### WHAT YOU SHOULD DO
Do not copy the pictures; transcribe all other material exactly.

### COLLECTED DATA
◇ ◇ ◇ ◇ ◇

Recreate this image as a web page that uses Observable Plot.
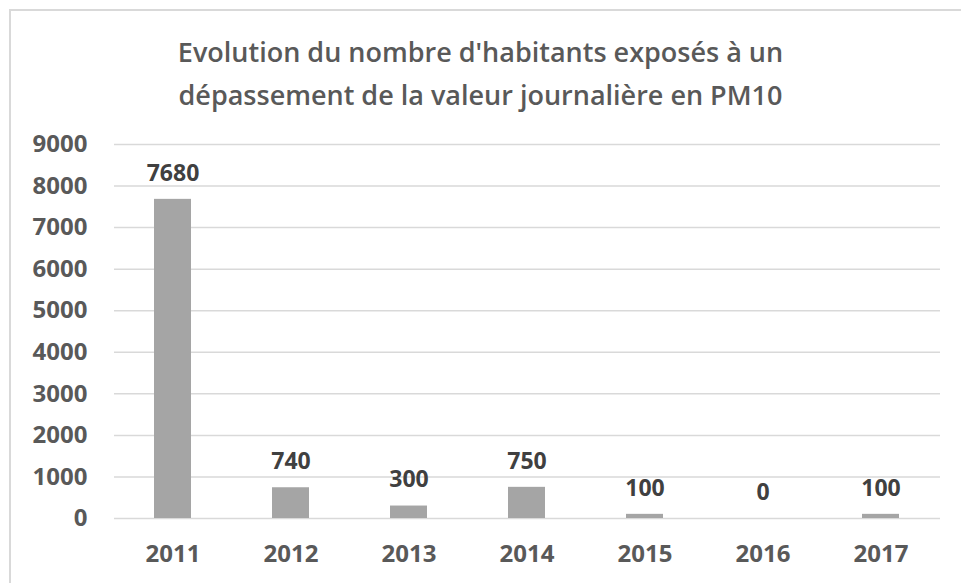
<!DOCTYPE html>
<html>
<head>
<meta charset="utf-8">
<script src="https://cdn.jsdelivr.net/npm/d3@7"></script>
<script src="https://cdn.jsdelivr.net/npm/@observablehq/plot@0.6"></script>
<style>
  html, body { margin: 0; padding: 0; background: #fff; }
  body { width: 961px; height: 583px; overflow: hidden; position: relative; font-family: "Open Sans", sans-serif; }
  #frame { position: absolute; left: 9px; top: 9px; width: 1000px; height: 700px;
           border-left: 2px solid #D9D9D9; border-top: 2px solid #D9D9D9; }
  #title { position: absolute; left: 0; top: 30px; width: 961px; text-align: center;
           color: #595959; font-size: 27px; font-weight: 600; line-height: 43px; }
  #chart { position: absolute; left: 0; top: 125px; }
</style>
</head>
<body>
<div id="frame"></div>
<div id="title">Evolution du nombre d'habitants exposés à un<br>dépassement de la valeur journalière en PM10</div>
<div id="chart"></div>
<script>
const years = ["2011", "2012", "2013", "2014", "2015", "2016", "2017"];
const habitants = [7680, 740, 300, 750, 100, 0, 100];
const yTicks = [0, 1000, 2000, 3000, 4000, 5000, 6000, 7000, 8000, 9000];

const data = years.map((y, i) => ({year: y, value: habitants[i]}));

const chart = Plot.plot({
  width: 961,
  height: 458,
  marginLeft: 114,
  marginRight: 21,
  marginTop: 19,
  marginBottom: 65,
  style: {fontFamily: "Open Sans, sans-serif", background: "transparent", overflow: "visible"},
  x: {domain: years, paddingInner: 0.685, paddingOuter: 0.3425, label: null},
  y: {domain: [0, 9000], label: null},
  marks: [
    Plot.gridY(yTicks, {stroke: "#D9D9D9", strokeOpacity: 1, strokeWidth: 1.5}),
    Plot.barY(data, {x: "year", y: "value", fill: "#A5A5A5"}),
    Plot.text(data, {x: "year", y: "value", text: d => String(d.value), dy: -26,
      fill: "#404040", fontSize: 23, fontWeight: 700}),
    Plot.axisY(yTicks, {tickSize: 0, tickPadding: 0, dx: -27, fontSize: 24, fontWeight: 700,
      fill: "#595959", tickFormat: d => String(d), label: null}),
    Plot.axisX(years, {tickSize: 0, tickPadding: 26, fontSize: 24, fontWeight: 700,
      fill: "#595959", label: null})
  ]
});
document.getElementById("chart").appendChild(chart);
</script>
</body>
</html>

◇ ◇ ◇ ◇ ◇

### COMPLETE OUTPUT
Recreate this image as a web page that uses Observable Plot.
<!DOCTYPE html>
<html>
<head>
<meta charset="utf-8">
<script src="https://cdn.jsdelivr.net/npm/d3@7"></script>
<script src="https://cdn.jsdelivr.net/npm/@observablehq/plot@0.6"></script>
<style>
  html, body { margin: 0; padding: 0; background: #fff; }
  body { width: 961px; height: 583px; overflow: hidden; position: relative; font-family: "Open Sans", sans-serif; }
  #frame { position: absolute; left: 9px; top: 9px; width: 1000px; height: 700px;
           border-left: 2px solid #D9D9D9; border-top: 2px solid #D9D9D9; }
  #title { position: absolute; left: 0; top: 30px; width: 961px; text-align: center;
           color: #595959; font-size: 27px; font-weight: 600; line-height: 43px; }
  #chart { position: absolute; left: 0; top: 125px; }
</style>
</head>
<body>
<div id="frame"></div>
<div id="title">Evolution du nombre d'habitants exposés à un<br>dépassement de la valeur journalière en PM10</div>
<div id="chart"></div>
<script>
const years = ["2011", "2012", "2013", "2014", "2015", "2016", "2017"];
const habitants = [7680, 740, 300, 750, 100, 0, 100];
const yTicks = [0, 1000, 2000, 3000, 4000, 5000, 6000, 7000, 8000, 9000];

const data = years.map((y, i) => ({year: y, value: habitants[i]}));

const chart = Plot.plot({
  width: 961,
  height: 458,
  marginLeft: 114,
  marginRight: 21,
  marginTop: 19,
  marginBottom: 65,
  style: {fontFamily: "Open Sans, sans-serif", background: "transparent", overflow: "visible"},
  x: {domain: years, paddingInner: 0.685, paddingOuter: 0.3425, label: null},
  y: {domain: [0, 9000], label: null},
  marks: [
    Plot.gridY(yTicks, {stroke: "#D9D9D9", strokeOpacity: 1, strokeWidth: 1.5}),
    Plot.barY(data, {x: "year", y: "value", fill: "#A5A5A5"}),
    Plot.text(data, {x: "year", y: "value", text: d => String(d.value), dy: -26,
      fill: "#404040", fontSize: 23, fontWeight: 700}),
    Plot.axisY(yTicks, {tickSize: 0, tickPadding: 0, dx: -27, fontSize: 24, fontWeight: 700,
      fill: "#595959", tickFormat: d => String(d), label: null}),
    Plot.axisX(years, {tickSize: 0, tickPadding: 26, fontSize: 24, fontWeight: 700,
      fill: "#595959", label: null})
  ]
});
document.getElementById("chart").appendChild(chart);
</script>
</body>
</html>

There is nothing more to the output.